SUPPLIED INFORMATION »
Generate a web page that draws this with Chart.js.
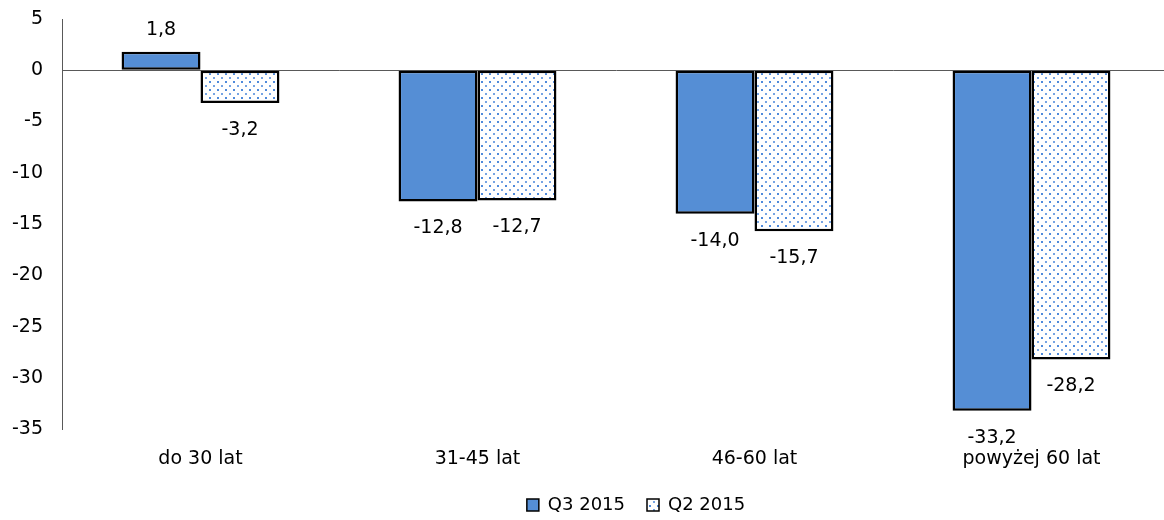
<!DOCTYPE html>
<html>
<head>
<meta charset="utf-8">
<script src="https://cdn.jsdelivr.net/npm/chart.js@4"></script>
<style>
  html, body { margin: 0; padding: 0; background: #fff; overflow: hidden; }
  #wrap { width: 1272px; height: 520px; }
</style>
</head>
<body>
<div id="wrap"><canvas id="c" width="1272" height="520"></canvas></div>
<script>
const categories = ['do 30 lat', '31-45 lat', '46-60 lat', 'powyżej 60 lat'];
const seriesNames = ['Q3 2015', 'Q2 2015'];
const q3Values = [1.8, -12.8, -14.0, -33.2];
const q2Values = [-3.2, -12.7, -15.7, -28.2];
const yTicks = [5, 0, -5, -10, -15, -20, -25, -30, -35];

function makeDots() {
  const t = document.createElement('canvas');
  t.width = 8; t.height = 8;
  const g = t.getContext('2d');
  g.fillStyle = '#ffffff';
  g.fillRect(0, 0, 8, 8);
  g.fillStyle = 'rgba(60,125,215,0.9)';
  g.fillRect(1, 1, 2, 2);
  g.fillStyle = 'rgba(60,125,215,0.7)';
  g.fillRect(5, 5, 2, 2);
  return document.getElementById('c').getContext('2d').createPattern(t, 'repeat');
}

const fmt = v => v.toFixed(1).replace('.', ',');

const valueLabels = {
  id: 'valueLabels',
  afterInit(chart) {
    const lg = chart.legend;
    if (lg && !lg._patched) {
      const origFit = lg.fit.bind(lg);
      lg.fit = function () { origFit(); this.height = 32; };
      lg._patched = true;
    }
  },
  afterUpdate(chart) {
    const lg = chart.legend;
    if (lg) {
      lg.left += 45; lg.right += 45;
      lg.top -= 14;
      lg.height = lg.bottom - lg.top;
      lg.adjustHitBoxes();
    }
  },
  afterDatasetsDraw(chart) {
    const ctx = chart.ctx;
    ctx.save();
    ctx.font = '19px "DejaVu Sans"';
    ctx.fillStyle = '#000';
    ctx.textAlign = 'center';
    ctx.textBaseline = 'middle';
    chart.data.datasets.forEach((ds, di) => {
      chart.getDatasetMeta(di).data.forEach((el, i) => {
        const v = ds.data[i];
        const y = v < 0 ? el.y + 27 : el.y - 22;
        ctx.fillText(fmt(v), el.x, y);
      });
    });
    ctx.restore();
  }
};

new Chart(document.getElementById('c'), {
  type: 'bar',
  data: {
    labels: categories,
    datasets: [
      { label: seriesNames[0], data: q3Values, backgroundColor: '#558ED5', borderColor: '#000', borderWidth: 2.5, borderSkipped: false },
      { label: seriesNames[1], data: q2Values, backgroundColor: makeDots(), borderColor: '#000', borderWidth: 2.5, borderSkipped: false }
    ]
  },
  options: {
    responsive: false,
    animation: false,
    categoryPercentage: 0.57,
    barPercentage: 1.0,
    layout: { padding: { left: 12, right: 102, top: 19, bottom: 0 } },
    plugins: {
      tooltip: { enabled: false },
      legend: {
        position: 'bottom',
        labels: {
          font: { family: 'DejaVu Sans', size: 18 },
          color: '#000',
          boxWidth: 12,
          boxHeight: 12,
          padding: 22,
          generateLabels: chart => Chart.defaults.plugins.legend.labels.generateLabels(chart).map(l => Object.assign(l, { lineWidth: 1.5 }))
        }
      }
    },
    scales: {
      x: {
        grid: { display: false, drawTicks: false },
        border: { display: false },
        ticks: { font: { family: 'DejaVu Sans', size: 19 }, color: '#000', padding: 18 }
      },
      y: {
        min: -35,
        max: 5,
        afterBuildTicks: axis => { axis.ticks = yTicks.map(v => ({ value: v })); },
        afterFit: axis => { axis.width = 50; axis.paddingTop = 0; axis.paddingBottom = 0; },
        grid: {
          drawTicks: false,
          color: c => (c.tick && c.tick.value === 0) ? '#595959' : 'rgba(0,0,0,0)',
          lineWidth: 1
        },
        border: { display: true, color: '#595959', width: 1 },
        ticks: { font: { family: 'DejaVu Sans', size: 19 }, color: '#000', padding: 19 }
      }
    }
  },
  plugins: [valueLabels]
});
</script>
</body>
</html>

WHAT TO DO »
Quote the preceding listing precisely and completely, omitting its images.

FINISHED TASK »
Generate a web page that draws this with Chart.js.
<!DOCTYPE html>
<html>
<head>
<meta charset="utf-8">
<script src="https://cdn.jsdelivr.net/npm/chart.js@4"></script>
<style>
  html, body { margin: 0; padding: 0; background: #fff; overflow: hidden; }
  #wrap { width: 1272px; height: 520px; }
</style>
</head>
<body>
<div id="wrap"><canvas id="c" width="1272" height="520"></canvas></div>
<script>
const categories = ['do 30 lat', '31-45 lat', '46-60 lat', 'powyżej 60 lat'];
const seriesNames = ['Q3 2015', 'Q2 2015'];
const q3Values = [1.8, -12.8, -14.0, -33.2];
const q2Values = [-3.2, -12.7, -15.7, -28.2];
const yTicks = [5, 0, -5, -10, -15, -20, -25, -30, -35];

function makeDots() {
  const t = document.createElement('canvas');
  t.width = 8; t.height = 8;
  const g = t.getContext('2d');
  g.fillStyle = '#ffffff';
  g.fillRect(0, 0, 8, 8);
  g.fillStyle = 'rgba(60,125,215,0.9)';
  g.fillRect(1, 1, 2, 2);
  g.fillStyle = 'rgba(60,125,215,0.7)';
  g.fillRect(5, 5, 2, 2);
  return document.getElementById('c').getContext('2d').createPattern(t, 'repeat');
}

const fmt = v => v.toFixed(1).replace('.', ',');

const valueLabels = {
  id: 'valueLabels',
  afterInit(chart) {
    const lg = chart.legend;
    if (lg && !lg._patched) {
      const origFit = lg.fit.bind(lg);
      lg.fit = function () { origFit(); this.height = 32; };
      lg._patched = true;
    }
  },
  afterUpdate(chart) {
    const lg = chart.legend;
    if (lg) {
      lg.left += 45; lg.right += 45;
      lg.top -= 14;
      lg.height = lg.bottom - lg.top;
      lg.adjustHitBoxes();
    }
  },
  afterDatasetsDraw(chart) {
    const ctx = chart.ctx;
    ctx.save();
    ctx.font = '19px "DejaVu Sans"';
    ctx.fillStyle = '#000';
    ctx.textAlign = 'center';
    ctx.textBaseline = 'middle';
    chart.data.datasets.forEach((ds, di) => {
      chart.getDatasetMeta(di).data.forEach((el, i) => {
        const v = ds.data[i];
        const y = v < 0 ? el.y + 27 : el.y - 22;
        ctx.fillText(fmt(v), el.x, y);
      });
    });
    ctx.restore();
  }
};

new Chart(document.getElementById('c'), {
  type: 'bar',
  data: {
    labels: categories,
    datasets: [
      { label: seriesNames[0], data: q3Values, backgroundColor: '#558ED5', borderColor: '#000', borderWidth: 2.5, borderSkipped: false },
      { label: seriesNames[1], data: q2Values, backgroundColor: makeDots(), borderColor: '#000', borderWidth: 2.5, borderSkipped: false }
    ]
  },
  options: {
    responsive: false,
    animation: false,
    categoryPercentage: 0.57,
    barPercentage: 1.0,
    layout: { padding: { left: 12, right: 102, top: 19, bottom: 0 } },
    plugins: {
      tooltip: { enabled: false },
      legend: {
        position: 'bottom',
        labels: {
          font: { family: 'DejaVu Sans', size: 18 },
          color: '#000',
          boxWidth: 12,
          boxHeight: 12,
          padding: 22,
          generateLabels: chart => Chart.defaults.plugins.legend.labels.generateLabels(chart).map(l => Object.assign(l, { lineWidth: 1.5 }))
        }
      }
    },
    scales: {
      x: {
        grid: { display: false, drawTicks: false },
        border: { display: false },
        ticks: { font: { family: 'DejaVu Sans', size: 19 }, color: '#000', padding: 18 }
      },
      y: {
        min: -35,
        max: 5,
        afterBuildTicks: axis => { axis.ticks = yTicks.map(v => ({ value: v })); },
        afterFit: axis => { axis.width = 50; axis.paddingTop = 0; axis.paddingBottom = 0; },
        grid: {
          drawTicks: false,
          color: c => (c.tick && c.tick.value === 0) ? '#595959' : 'rgba(0,0,0,0)',
          lineWidth: 1
        },
        border: { display: true, color: '#595959', width: 1 },
        ticks: { font: { family: 'DejaVu Sans', size: 19 }, color: '#000', padding: 19 }
      }
    }
  },
  plugins: [valueLabels]
});
</script>
</body>
</html>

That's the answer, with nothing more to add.